John Larkin, the Northern Irish Attorney General, also argued that the Scottish Bill was “within the legislative competence of the Scottish Parliament".

But in response Lord Keen suggested it was “unjustified” for devolved governments to expect that all devolved powers should be handed over after Britain left the EU, because at the time the devolution settlement was drawn up 20 years ago, no one could have predicted Brexit would have happened.

He said it was “not open to the Scottish Government and the Scottish Parliament to assume that no new legislative constraints” would be introduced because of Britain leaving the EU.

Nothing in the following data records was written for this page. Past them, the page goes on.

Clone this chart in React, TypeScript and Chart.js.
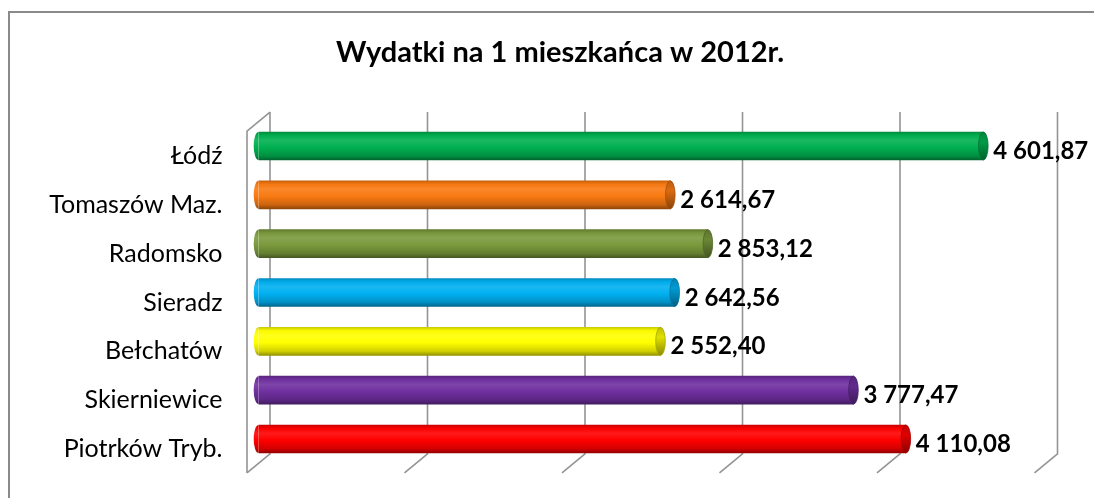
import React, { useEffect, useRef } from "react";
import { Chart, registerables } from "chart.js";

Chart.register(...registerables);

const title = "Wydatki na 1 mieszkańca w 2012r.";
const categories = [
  "Łódź",
  "Tomaszów Maz.",
  "Radomsko",
  "Sieradz",
  "Bełchatów",
  "Skierniewice",
  "Piotrków Tryb.",
];
const values = [4601.87, 2614.67, 2853.12, 2642.56, 2552.4, 3777.47, 4110.08];
const barColors = [
  "#00B050",
  "#F97A12",
  "#7A9A3C",
  "#00B0F0",
  "#FFFF00",
  "#7030A0",
  "#FF0000",
];
const axisMin = 0;
const axisMax = 5000;
const axisStep = 1000;

const DEPTH_X = 11.5;
const DEPTH_Y = 9.5;
const CAP_RX = 4.8;

function hexToRgb(hex: string): [number, number, number] {
  const h = hex.replace("#", "");
  return [
    parseInt(h.slice(0, 2), 16),
    parseInt(h.slice(2, 4), 16),
    parseInt(h.slice(4, 6), 16),
  ];
}
function adjust(hex: string, amt: number): string {
  const [r, g, b] = hexToRgb(hex);
  const f = (c: number) =>
    Math.round(amt >= 0 ? c + (255 - c) * amt : c * (1 + amt));
  return `rgb(${f(r)},${f(g)},${f(b)})`;
}

function formatPL(v: number): string {
  const [int, dec] = v.toFixed(2).split(".");
  const withSpaces = int.replace(/\B(?=(\d{3})+(?!\d))/g, " ");
  return `${withSpaces},${dec}`;
}

function bodyGradient(ctx: CanvasRenderingContext2D, color: string, top: number, bottom: number) {
  const g = ctx.createLinearGradient(0, top, 0, bottom);
  g.addColorStop(0, adjust(color, -0.2));
  g.addColorStop(0.12, adjust(color, -0.02));
  g.addColorStop(0.3, adjust(color, 0.1));
  g.addColorStop(0.55, color);
  g.addColorStop(0.85, adjust(color, -0.18));
  g.addColorStop(1, adjust(color, -0.42));
  return g;
}

const framePlugin = {
  id: "frame3d",
  beforeDraw(chart: any) {
    const ctx = chart.ctx;
    ctx.save();
    ctx.fillStyle = "#ffffff";
    ctx.fillRect(0, 0, chart.width, chart.height);
    ctx.strokeStyle = "#8a8a8a";
    ctx.lineWidth = 2;
    ctx.beginPath();
    ctx.moveTo(9, chart.height + 5);
    ctx.lineTo(9, 12);
    ctx.lineTo(chart.width + 5, 12);
    ctx.stroke();
    ctx.fillStyle = "#000";
    ctx.font = "bold 29px Lato";
    ctx.textAlign = "center";
    ctx.textBaseline = "alphabetic";
    ctx.fillText(title, 560, 62);
    ctx.restore();
  },
  beforeDatasetsDraw(chart: any) {
    const ctx = chart.ctx;
    const xs = chart.scales.x;
    const { top, bottom } = chart.chartArea;
    ctx.save();
    ctx.strokeStyle = "#949494";
    ctx.lineWidth = 1.6;
    ctx.beginPath();
    for (let v = axisMin; v <= axisMax; v += axisStep) {
      const px = xs.getPixelForValue(v);
      ctx.moveTo(px + DEPTH_X, top - DEPTH_Y);
      ctx.lineTo(px + DEPTH_X, bottom - DEPTH_Y);
      ctx.lineTo(px - DEPTH_X, bottom + DEPTH_Y);
    }
    const p0 = xs.getPixelForValue(axisMin);
    ctx.moveTo(p0 + DEPTH_X, top - DEPTH_Y);
    ctx.lineTo(p0 - DEPTH_X, top + DEPTH_Y);
    ctx.lineTo(p0 - DEPTH_X, bottom + DEPTH_Y);
    ctx.stroke();
    ctx.restore();
  },
  afterDatasetsDraw(chart: any) {
    const ctx = chart.ctx;
    const meta = chart.getDatasetMeta(0);
    ctx.save();
    meta.data.forEach((bar: any, i: number) => {
      const color = barColors[i];
      const h = bar.height;
      if (!isFinite(bar.y) || !isFinite(h)) return;
      const yTop = bar.y - h / 2;
      const yBot = bar.y + h / 2;
      ctx.beginPath();
      ctx.ellipse(bar.base, bar.y, CAP_RX, h / 2, 0, Math.PI / 2, (3 * Math.PI) / 2);
      ctx.closePath();
      ctx.fillStyle = bodyGradient(ctx, color, yTop, yBot);
      ctx.fill();
      ctx.beginPath();
      ctx.ellipse(bar.x, bar.y, CAP_RX, h / 2, 0, 0, Math.PI * 2);
      const cg = ctx.createLinearGradient(0, yTop, 0, yBot);
      cg.addColorStop(0, adjust(color, -0.25));
      cg.addColorStop(0.35, adjust(color, -0.12));
      cg.addColorStop(1, adjust(color, -0.45));
      ctx.fillStyle = cg;
      ctx.fill();
      ctx.lineWidth = 0.8;
      ctx.strokeStyle = adjust(color, -0.35);
      ctx.stroke();
      ctx.fillStyle = "#000";
      ctx.font = "bold 24px Lato";
      ctx.textAlign = "left";
      ctx.textBaseline = "alphabetic";
      ctx.fillText(formatPL(values[i]), bar.x + 10, bar.y + 13);
    });
    ctx.restore();
  },
};

export default function App() {
  const canvasRef = useRef<HTMLCanvasElement | null>(null);

  useEffect(() => {
    if (!canvasRef.current) return;
    const chart = new Chart(canvasRef.current, {
      type: "bar",
      data: {
        labels: categories,
        datasets: [
          {
            data: values,
            barThickness: 28,
            borderWidth: 0,
            backgroundColor: (c: any) => {
              const chartRef = c.chart;
              const ys = chartRef.scales && chartRef.scales.y;
              const color = barColors[c.dataIndex] || "#999";
              if (!ys || c.dataIndex === undefined) return color;
              const y = ys.getPixelForValue(c.dataIndex);
              if (!isFinite(y)) return color;
              return bodyGradient(chartRef.ctx, color, y - 14, y + 14);
            },
          },
        ],
      },
      options: {
        indexAxis: "y",
        animation: false,
        responsive: false,
        layout: { padding: { top: 121.6, bottom: 34.6, right: 48, left: 0 } },
        plugins: {
          legend: { display: false },
          tooltip: { enabled: false },
          title: { display: false },
        },
        scales: {
          x: {
            display: false,
            min: axisMin,
            max: axisMax,
            ticks: { stepSize: axisStep },
          },
          y: {
            grid: { display: false, drawTicks: false },
            border: { display: false },
            ticks: {
              color: "#000",
              font: { family: "Lato", size: 25 },
              padding: 36,
              labelOffset: 10,
            },
            afterFit: (scale: any) => {
              scale.width = 258.5;
              scale.paddingTop = 0;
              scale.paddingBottom = 0;
            },
          },
        },
      },
      plugins: [framePlugin],
    });
    return () => chart.destroy();
  }, []);

  return (
    <canvas
      ref={canvasRef}
      width={1094}
      height={498}
      style={{ position: "fixed", left: 0, top: 0, display: "block" }}
    />
  );
}
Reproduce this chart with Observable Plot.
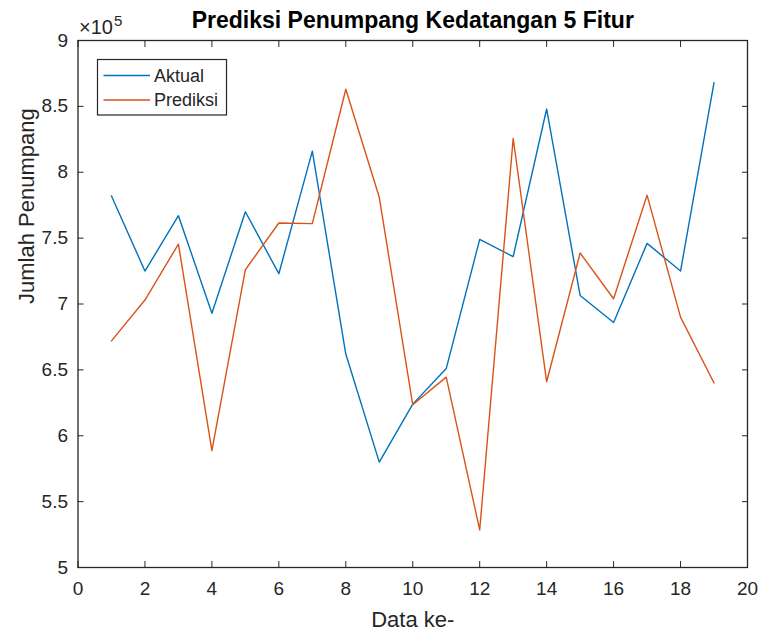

He claimed the Continuity Bill was “fundamentally inconsistent” with the purpose of the UK Act and that the confusion over which Parliament had jurisdiction over which European regulations would result in the undermining of the UK Government’s Brexit strategy.

Seven judges of the Supreme Court, including two Scottish justices, will now spend the summer considering their ruling; expected at some time before Christmas.

If they were to find for the Scottish Government, then this would mean the Continuity Bill would receive Royal Assent and become law.

However, this would mean that there would be two competing pieces of legislation on the Statute Book, which would likely result in the matter returning to the Supreme Court to determine which Act took precedence.

Alternatively, it could transpire that the judges determine some parts of the Continuity Bill are within Holyrood’s competence and some are not, which would mean MSPs having to amend the legislation appropriately.